Why has healthcare not adopted BPM (business process management)? Will it ever? -@adityapp 5/22/14
Actually, different forms of business process management, depending on how broadly or narrowly one defines it, are beginning to seep into healthcare. If one includes Lean management, Six Sigma, and the Toyota Production System, then yes, healthcare has begun to adopt versions of business process management.

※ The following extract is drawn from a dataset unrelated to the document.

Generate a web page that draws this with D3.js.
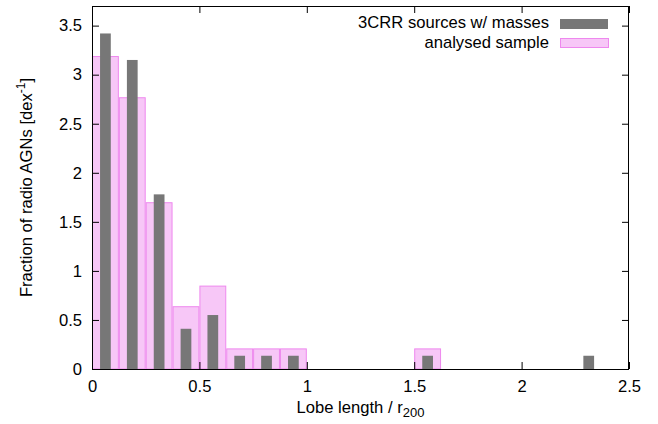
<!DOCTYPE html>
<html><head><meta charset="utf-8">
<script src="https://cdn.jsdelivr.net/npm/d3@7"></script>
<style>
body{margin:0;background:#fff;}
text{font-family:"Liberation Sans",Arial,sans-serif;}
</style></head>
<body><svg id="c" width="658" height="424"></svg>
<script>
// Data
const binWidth = 0.125;
const sampleBinStarts = [0, 0.125, 0.25, 0.375, 0.5, 0.625, 0.75, 0.875, 1.5];
const sampleValues    = [3.19, 2.77, 1.70, 0.64, 0.85, 0.21, 0.21, 0.21, 0.21];
const crrBinStarts = [0, 0.125, 0.25, 0.375, 0.5, 0.625, 0.75, 0.875, 1.5, 2.25];
const crrValues    = [3.42, 3.15, 1.78, 0.41, 0.55, 0.135, 0.135, 0.135, 0.135, 0.135];
const xTicks = [0, 0.5, 1, 1.5, 2, 2.5];
const yTicks = [0, 0.5, 1, 1.5, 2, 2.5, 3, 3.5];
const legendLabels = ["3CRR sources w/ masses", "analysed sample"];

const svg = d3.select("#c");
const L = 92, R = 629, T = 6, B = 369;
const x = d3.scaleLinear().domain([0, 2.5]).range([L, R]);
const y = d3.scaleLinear().domain([0, 3.7]).range([B, T]);
const fs = 16.6;
const pinkFill = "#f7c7f7", pinkStroke = "#ee88ee", grey = "#777777";
const grayW = 0.05;

// pink bars
svg.append("g").selectAll("rect").data(sampleBinStarts).join("rect")
  .attr("x", d => x(d) + 0.5)
  .attr("width", d => x(d + binWidth) - x(d) - 1)
  .attr("y", (d, i) => y(sampleValues[i]) + 0.5)
  .attr("height", (d, i) => y(0) - y(sampleValues[i]) - 0.5)
  .attr("fill", pinkFill).attr("stroke", pinkStroke).attr("stroke-width", 1);

// grey bars
svg.append("g").selectAll("rect").data(crrBinStarts).join("rect")
  .attr("x", d => x(d + binWidth / 2 - grayW / 2))
  .attr("width", d => x(grayW) - x(0))
  .attr("y", (d, i) => y(crrValues[i]))
  .attr("height", (d, i) => y(0) - y(crrValues[i]))
  .attr("fill", grey);

// axes
const fmt = d3.format("~g");
const gx = svg.append("g").attr("transform", `translate(0,${B})`)
  .call(d3.axisBottom(x).tickValues(xTicks).tickSize(-7).tickPadding(11).tickFormat(fmt));
const gy = svg.append("g").attr("transform", `translate(${L},0)`)
  .call(d3.axisLeft(y).tickValues(yTicks).tickSize(-7).tickPadding(10).tickFormat(fmt));
const gt = svg.append("g").attr("transform", `translate(0,${T})`)
  .call(d3.axisTop(x).tickValues(xTicks).tickSize(-7).tickFormat(""));
const gr = svg.append("g").attr("transform", `translate(${R},0)`)
  .call(d3.axisRight(y).tickValues(yTicks).tickSize(-7).tickFormat(""));
[gx, gy, gt, gr].forEach(g => {
  g.select(".domain").remove();
  g.selectAll("line").attr("stroke", "#000");
  g.selectAll("text").attr("font-size", fs).attr("font-family", '"Liberation Sans",Arial,sans-serif').attr("fill", "#000");
});
svg.append("rect").attr("x", L + 0.5).attr("y", T + 0.5).attr("width", R - L - 1).attr("height", B - T)
  .attr("fill", "none").attr("stroke", "#000").attr("stroke-width", 1);

// legend
const lg = svg.append("g");
lg.append("text").attr("x", 549).attr("y", 28).attr("text-anchor", "end").attr("font-size", fs).text(legendLabels[0]);
lg.append("rect").attr("x", 560).attr("y", 19).attr("width", 48).attr("height", 10).attr("fill", grey);
lg.append("text").attr("x", 549).attr("y", 48).attr("text-anchor", "end").attr("font-size", fs).text(legendLabels[1]);
lg.append("rect").attr("x", 560.5).attr("y", 38.5).attr("width", 48).attr("height", 9).attr("fill", pinkFill).attr("stroke", pinkStroke);

// axis titles
const xt = svg.append("text").attr("x", (L + R) / 2).attr("y", 413).attr("text-anchor", "middle").attr("font-size", fs);
xt.append("tspan").text("Lobe length / r");
xt.append("tspan").attr("font-size", 13).attr("dy", 4).text("200");

const yt = svg.append("text").attr("transform", `translate(32,${(T + B) / 2}) rotate(-90)`)
  .attr("text-anchor", "middle").attr("font-size", fs);
yt.append("tspan").text("Fraction of radio AGNs [dex");
yt.append("tspan").attr("font-size", 12).attr("dy", -7).text("-1");
yt.append("tspan").attr("dy", 7).text("]");
</script></body></html>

I’m not aware of any hospital that specifically has embraced BPM in its strictest sense; but many hospitals are embracing related concepts, including Lean, Six Sigma, and the Toyota Production System, and applying those concepts to a wide variety of clinical and non-clinical process and operations. Indeed, one hospital organization, Virginia Mason Medical Center in Seattle, has gone so far as to create an institute to showcase the gains it has made using the Toyota Production System (TPS), and Virginia Mason’s chairman and CEO, Gary S. Kaplan, M.D., in 2011 co-authored a book with author and journalist Charles Kenney that recounts the journey up to that time, that the organization had made in adopting TPS principles and applying them to a vast range of clinical and non-clinical processes.
So though strictly defined BPM has not yet had a significant impact on healthcare operations, its close cousins Lean, Six Sigma, and TPS definitely have, and are becoming more and more widely applied across the full spectrum of operations in patient care organizations nationwide.